## DATASET EXCERPT
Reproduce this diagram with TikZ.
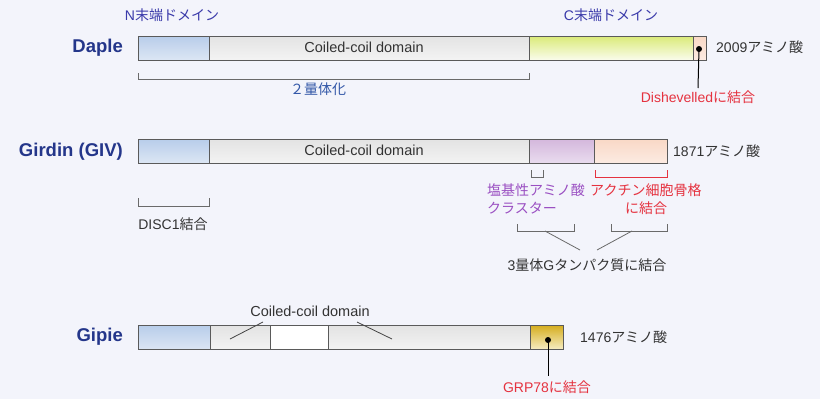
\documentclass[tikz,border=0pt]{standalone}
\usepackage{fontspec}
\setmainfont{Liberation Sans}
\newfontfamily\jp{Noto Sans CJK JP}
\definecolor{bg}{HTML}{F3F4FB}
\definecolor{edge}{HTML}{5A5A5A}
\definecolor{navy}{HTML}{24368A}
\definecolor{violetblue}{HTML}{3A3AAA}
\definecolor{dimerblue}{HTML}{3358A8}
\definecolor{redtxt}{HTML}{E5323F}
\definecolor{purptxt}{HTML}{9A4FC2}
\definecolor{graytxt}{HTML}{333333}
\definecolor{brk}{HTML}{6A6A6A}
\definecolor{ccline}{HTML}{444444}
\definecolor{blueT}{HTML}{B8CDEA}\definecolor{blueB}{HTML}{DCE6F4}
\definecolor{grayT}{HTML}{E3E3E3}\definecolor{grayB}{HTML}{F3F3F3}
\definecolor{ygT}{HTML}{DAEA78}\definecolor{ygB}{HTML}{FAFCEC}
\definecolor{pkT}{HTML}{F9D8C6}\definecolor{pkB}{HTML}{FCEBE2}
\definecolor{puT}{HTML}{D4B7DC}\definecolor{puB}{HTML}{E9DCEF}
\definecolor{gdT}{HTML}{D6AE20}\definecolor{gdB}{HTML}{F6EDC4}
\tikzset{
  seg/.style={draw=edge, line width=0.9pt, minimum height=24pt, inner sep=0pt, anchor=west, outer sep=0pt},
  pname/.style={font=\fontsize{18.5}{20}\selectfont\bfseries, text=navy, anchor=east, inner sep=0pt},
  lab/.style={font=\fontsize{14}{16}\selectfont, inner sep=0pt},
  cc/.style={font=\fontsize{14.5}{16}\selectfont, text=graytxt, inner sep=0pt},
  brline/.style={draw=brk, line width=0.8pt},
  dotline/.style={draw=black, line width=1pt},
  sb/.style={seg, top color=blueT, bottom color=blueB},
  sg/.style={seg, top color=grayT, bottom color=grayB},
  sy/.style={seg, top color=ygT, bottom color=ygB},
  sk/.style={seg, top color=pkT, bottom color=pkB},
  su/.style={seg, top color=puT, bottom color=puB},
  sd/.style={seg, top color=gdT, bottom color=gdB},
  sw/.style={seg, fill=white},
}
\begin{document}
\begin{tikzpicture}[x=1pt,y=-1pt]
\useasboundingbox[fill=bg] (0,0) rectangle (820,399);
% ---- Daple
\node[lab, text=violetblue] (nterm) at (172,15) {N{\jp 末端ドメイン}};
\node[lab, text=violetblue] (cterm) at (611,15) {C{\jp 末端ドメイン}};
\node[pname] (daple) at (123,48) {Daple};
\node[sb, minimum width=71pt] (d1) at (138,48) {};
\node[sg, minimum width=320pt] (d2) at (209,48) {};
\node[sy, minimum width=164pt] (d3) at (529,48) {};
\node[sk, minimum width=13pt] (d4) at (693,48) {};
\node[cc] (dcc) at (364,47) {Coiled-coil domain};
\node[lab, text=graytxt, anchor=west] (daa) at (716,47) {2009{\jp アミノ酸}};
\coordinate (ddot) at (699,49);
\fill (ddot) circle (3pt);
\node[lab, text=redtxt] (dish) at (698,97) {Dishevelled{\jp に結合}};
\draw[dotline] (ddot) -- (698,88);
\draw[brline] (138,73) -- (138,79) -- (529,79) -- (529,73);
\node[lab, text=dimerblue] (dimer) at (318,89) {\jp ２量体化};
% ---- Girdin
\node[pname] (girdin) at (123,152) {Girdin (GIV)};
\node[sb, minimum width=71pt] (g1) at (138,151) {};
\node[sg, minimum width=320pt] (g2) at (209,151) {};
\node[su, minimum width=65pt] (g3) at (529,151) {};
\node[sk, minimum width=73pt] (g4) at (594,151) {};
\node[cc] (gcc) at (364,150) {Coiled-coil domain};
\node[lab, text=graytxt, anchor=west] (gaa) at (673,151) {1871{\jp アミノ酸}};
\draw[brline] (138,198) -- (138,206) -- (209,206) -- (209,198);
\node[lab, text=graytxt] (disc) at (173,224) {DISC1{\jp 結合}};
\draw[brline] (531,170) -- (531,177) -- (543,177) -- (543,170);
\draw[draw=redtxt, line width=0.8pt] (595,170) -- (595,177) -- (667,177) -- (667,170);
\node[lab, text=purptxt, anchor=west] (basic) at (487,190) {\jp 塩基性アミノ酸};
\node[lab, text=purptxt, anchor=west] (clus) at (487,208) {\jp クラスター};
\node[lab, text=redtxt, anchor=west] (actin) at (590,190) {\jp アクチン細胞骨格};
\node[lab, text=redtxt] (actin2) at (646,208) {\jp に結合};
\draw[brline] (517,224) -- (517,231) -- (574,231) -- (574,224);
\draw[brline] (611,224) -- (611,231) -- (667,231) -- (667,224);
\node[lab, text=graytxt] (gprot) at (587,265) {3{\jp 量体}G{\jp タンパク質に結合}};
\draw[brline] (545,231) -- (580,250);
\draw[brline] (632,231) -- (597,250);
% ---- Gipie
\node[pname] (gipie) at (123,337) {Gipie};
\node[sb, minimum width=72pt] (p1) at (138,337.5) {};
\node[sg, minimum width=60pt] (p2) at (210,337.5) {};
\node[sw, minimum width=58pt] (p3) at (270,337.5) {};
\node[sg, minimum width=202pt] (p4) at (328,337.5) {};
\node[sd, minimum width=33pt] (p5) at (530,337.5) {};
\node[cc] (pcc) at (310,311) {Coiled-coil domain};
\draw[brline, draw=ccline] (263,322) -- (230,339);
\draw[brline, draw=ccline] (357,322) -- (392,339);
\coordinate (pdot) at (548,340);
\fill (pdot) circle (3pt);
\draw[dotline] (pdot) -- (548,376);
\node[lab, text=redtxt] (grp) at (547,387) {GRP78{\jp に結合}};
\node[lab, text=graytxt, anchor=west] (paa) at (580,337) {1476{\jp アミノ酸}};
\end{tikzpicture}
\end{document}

## WHAT YOU HAVE TO DO
Pictures excluded, quote all the data above exactly.

## COMPLETE OUTPUT
Reproduce this diagram with TikZ.
\documentclass[tikz,border=0pt]{standalone}
\usepackage{fontspec}
\setmainfont{Liberation Sans}
\newfontfamily\jp{Noto Sans CJK JP}
\definecolor{bg}{HTML}{F3F4FB}
\definecolor{edge}{HTML}{5A5A5A}
\definecolor{navy}{HTML}{24368A}
\definecolor{violetblue}{HTML}{3A3AAA}
\definecolor{dimerblue}{HTML}{3358A8}
\definecolor{redtxt}{HTML}{E5323F}
\definecolor{purptxt}{HTML}{9A4FC2}
\definecolor{graytxt}{HTML}{333333}
\definecolor{brk}{HTML}{6A6A6A}
\definecolor{ccline}{HTML}{444444}
\definecolor{blueT}{HTML}{B8CDEA}\definecolor{blueB}{HTML}{DCE6F4}
\definecolor{grayT}{HTML}{E3E3E3}\definecolor{grayB}{HTML}{F3F3F3}
\definecolor{ygT}{HTML}{DAEA78}\definecolor{ygB}{HTML}{FAFCEC}
\definecolor{pkT}{HTML}{F9D8C6}\definecolor{pkB}{HTML}{FCEBE2}
\definecolor{puT}{HTML}{D4B7DC}\definecolor{puB}{HTML}{E9DCEF}
\definecolor{gdT}{HTML}{D6AE20}\definecolor{gdB}{HTML}{F6EDC4}
\tikzset{
  seg/.style={draw=edge, line width=0.9pt, minimum height=24pt, inner sep=0pt, anchor=west, outer sep=0pt},
  pname/.style={font=\fontsize{18.5}{20}\selectfont\bfseries, text=navy, anchor=east, inner sep=0pt},
  lab/.style={font=\fontsize{14}{16}\selectfont, inner sep=0pt},
  cc/.style={font=\fontsize{14.5}{16}\selectfont, text=graytxt, inner sep=0pt},
  brline/.style={draw=brk, line width=0.8pt},
  dotline/.style={draw=black, line width=1pt},
  sb/.style={seg, top color=blueT, bottom color=blueB},
  sg/.style={seg, top color=grayT, bottom color=grayB},
  sy/.style={seg, top color=ygT, bottom color=ygB},
  sk/.style={seg, top color=pkT, bottom color=pkB},
  su/.style={seg, top color=puT, bottom color=puB},
  sd/.style={seg, top color=gdT, bottom color=gdB},
  sw/.style={seg, fill=white},
}
\begin{document}
\begin{tikzpicture}[x=1pt,y=-1pt]
\useasboundingbox[fill=bg] (0,0) rectangle (820,399);
% ---- Daple
\node[lab, text=violetblue] (nterm) at (172,15) {N{\jp 末端ドメイン}};
\node[lab, text=violetblue] (cterm) at (611,15) {C{\jp 末端ドメイン}};
\node[pname] (daple) at (123,48) {Daple};
\node[sb, minimum width=71pt] (d1) at (138,48) {};
\node[sg, minimum width=320pt] (d2) at (209,48) {};
\node[sy, minimum width=164pt] (d3) at (529,48) {};
\node[sk, minimum width=13pt] (d4) at (693,48) {};
\node[cc] (dcc) at (364,47) {Coiled-coil domain};
\node[lab, text=graytxt, anchor=west] (daa) at (716,47) {2009{\jp アミノ酸}};
\coordinate (ddot) at (699,49);
\fill (ddot) circle (3pt);
\node[lab, text=redtxt] (dish) at (698,97) {Dishevelled{\jp に結合}};
\draw[dotline] (ddot) -- (698,88);
\draw[brline] (138,73) -- (138,79) -- (529,79) -- (529,73);
\node[lab, text=dimerblue] (dimer) at (318,89) {\jp ２量体化};
% ---- Girdin
\node[pname] (girdin) at (123,152) {Girdin (GIV)};
\node[sb, minimum width=71pt] (g1) at (138,151) {};
\node[sg, minimum width=320pt] (g2) at (209,151) {};
\node[su, minimum width=65pt] (g3) at (529,151) {};
\node[sk, minimum width=73pt] (g4) at (594,151) {};
\node[cc] (gcc) at (364,150) {Coiled-coil domain};
\node[lab, text=graytxt, anchor=west] (gaa) at (673,151) {1871{\jp アミノ酸}};
\draw[brline] (138,198) -- (138,206) -- (209,206) -- (209,198);
\node[lab, text=graytxt] (disc) at (173,224) {DISC1{\jp 結合}};
\draw[brline] (531,170) -- (531,177) -- (543,177) -- (543,170);
\draw[draw=redtxt, line width=0.8pt] (595,170) -- (595,177) -- (667,177) -- (667,170);
\node[lab, text=purptxt, anchor=west] (basic) at (487,190) {\jp 塩基性アミノ酸};
\node[lab, text=purptxt, anchor=west] (clus) at (487,208) {\jp クラスター};
\node[lab, text=redtxt, anchor=west] (actin) at (590,190) {\jp アクチン細胞骨格};
\node[lab, text=redtxt] (actin2) at (646,208) {\jp に結合};
\draw[brline] (517,224) -- (517,231) -- (574,231) -- (574,224);
\draw[brline] (611,224) -- (611,231) -- (667,231) -- (667,224);
\node[lab, text=graytxt] (gprot) at (587,265) {3{\jp 量体}G{\jp タンパク質に結合}};
\draw[brline] (545,231) -- (580,250);
\draw[brline] (632,231) -- (597,250);
% ---- Gipie
\node[pname] (gipie) at (123,337) {Gipie};
\node[sb, minimum width=72pt] (p1) at (138,337.5) {};
\node[sg, minimum width=60pt] (p2) at (210,337.5) {};
\node[sw, minimum width=58pt] (p3) at (270,337.5) {};
\node[sg, minimum width=202pt] (p4) at (328,337.5) {};
\node[sd, minimum width=33pt] (p5) at (530,337.5) {};
\node[cc] (pcc) at (310,311) {Coiled-coil domain};
\draw[brline, draw=ccline] (263,322) -- (230,339);
\draw[brline, draw=ccline] (357,322) -- (392,339);
\coordinate (pdot) at (548,340);
\fill (pdot) circle (3pt);
\draw[dotline] (pdot) -- (548,376);
\node[lab, text=redtxt] (grp) at (547,387) {GRP78{\jp に結合}};
\node[lab, text=graytxt, anchor=west] (paa) at (580,337) {1476{\jp アミノ酸}};
\end{tikzpicture}
\end{document}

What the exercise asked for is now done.